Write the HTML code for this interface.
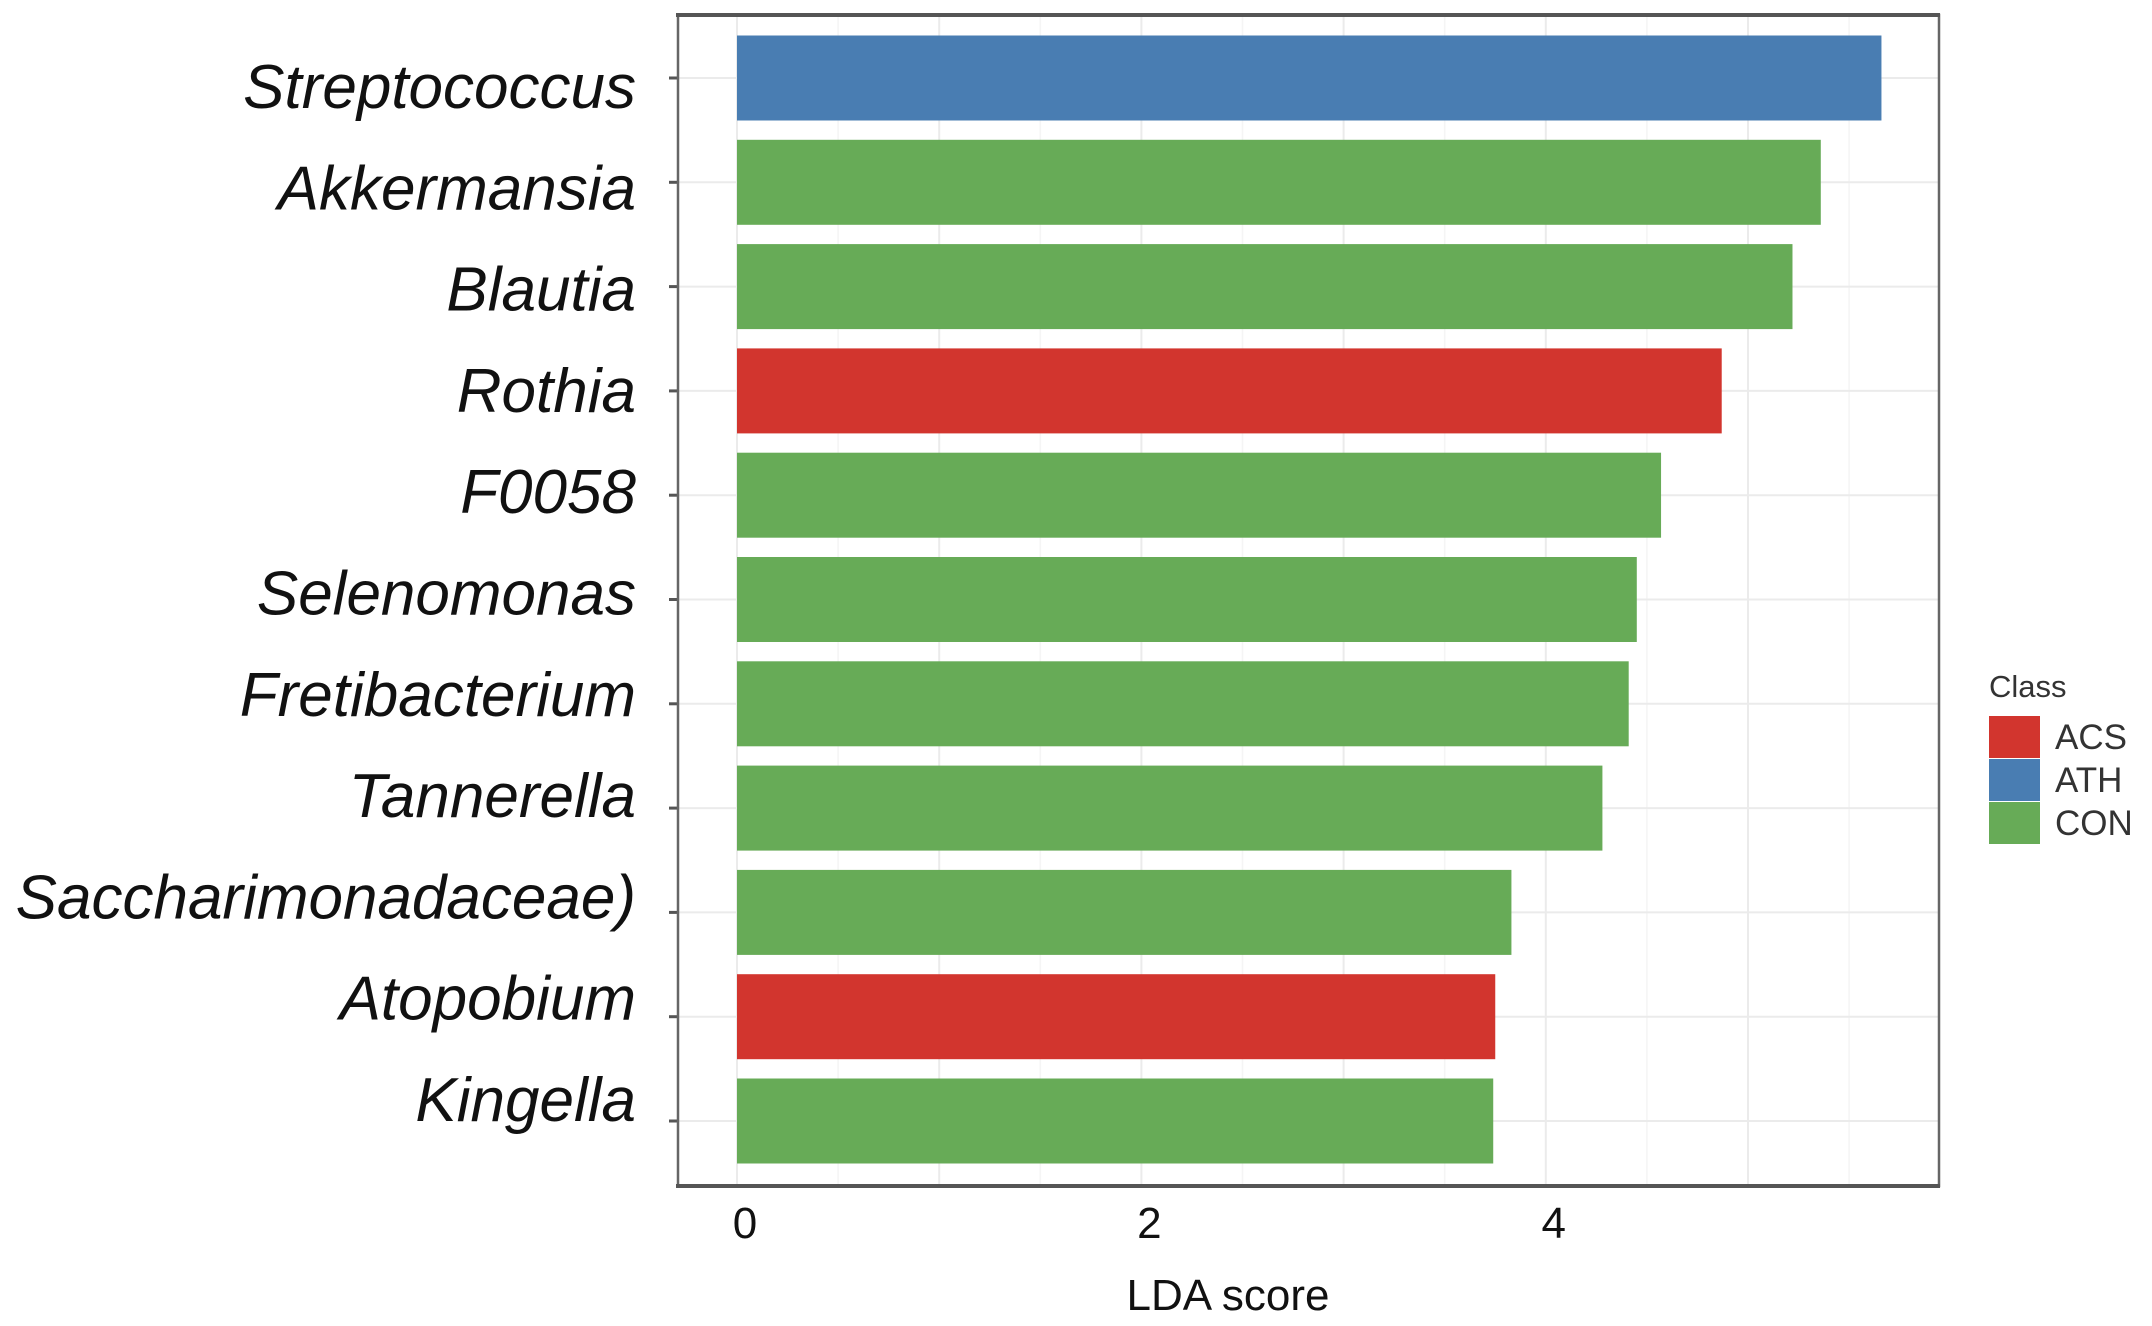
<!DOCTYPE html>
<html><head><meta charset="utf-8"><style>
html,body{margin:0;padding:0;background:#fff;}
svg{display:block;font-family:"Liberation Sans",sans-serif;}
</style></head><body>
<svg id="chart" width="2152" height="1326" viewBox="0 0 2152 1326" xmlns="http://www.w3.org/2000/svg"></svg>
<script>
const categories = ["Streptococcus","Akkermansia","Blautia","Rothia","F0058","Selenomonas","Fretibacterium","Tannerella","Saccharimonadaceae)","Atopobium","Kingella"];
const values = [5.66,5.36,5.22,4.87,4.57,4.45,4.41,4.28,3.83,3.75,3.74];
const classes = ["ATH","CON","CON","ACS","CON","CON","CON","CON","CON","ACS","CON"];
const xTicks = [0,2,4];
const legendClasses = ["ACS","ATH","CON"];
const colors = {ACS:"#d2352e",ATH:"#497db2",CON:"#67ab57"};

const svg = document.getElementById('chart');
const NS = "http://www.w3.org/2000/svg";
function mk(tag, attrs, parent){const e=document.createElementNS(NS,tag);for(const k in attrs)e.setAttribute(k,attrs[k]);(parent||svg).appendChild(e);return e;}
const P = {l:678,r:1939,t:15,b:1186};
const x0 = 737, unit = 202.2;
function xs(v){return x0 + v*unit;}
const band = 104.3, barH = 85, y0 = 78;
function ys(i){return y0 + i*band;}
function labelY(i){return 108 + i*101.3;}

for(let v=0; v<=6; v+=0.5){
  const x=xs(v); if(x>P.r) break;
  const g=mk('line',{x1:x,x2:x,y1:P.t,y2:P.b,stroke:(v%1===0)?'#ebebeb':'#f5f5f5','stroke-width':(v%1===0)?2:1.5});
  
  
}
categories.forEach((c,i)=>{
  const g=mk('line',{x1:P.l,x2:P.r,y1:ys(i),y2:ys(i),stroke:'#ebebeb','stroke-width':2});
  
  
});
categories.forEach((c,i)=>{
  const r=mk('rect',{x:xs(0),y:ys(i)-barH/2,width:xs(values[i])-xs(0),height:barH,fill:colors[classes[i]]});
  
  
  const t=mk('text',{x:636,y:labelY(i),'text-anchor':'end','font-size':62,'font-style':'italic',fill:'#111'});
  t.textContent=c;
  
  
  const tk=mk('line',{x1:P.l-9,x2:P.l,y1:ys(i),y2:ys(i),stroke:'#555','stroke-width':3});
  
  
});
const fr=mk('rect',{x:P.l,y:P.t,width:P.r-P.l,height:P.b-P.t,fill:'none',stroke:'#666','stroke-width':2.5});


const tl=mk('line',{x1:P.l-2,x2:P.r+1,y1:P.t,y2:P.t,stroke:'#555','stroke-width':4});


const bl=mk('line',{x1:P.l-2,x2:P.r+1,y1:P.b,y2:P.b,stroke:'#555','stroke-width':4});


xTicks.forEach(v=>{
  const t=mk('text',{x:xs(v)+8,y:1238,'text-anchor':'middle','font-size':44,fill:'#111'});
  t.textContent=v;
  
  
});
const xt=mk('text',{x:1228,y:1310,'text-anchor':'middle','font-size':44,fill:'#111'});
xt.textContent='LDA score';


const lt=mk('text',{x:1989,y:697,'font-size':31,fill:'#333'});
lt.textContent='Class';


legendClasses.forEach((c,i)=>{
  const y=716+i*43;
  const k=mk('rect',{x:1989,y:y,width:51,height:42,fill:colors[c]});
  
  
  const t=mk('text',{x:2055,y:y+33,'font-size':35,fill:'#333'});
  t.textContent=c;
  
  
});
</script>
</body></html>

◇ ◇ ◇ ◇ ◇

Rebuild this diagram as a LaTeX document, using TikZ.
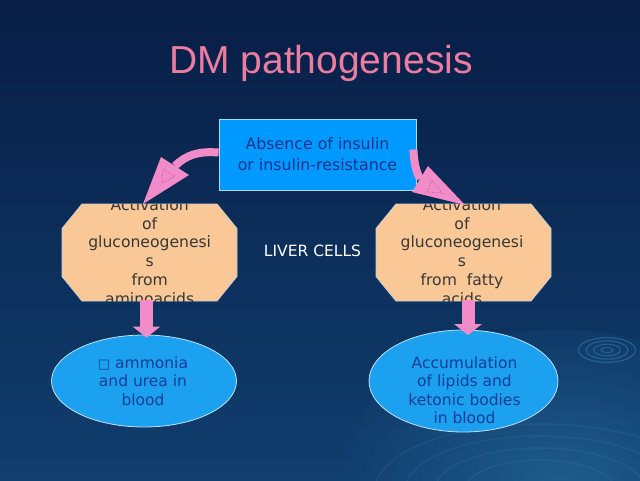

◇ ◇ ◇ ◇ ◇

Find the lines that include the string "document", then copy each of them.

const svg = document.getElementById('chart');
function mk(tag, attrs, parent){const e=document.createElementNS(NS,tag);for(const k in attrs)e.setAttribute(k,attrs[k]);(parent||svg).appendChild(e);return e;}
Rebuild this diagram as a LaTeX document, using TikZ.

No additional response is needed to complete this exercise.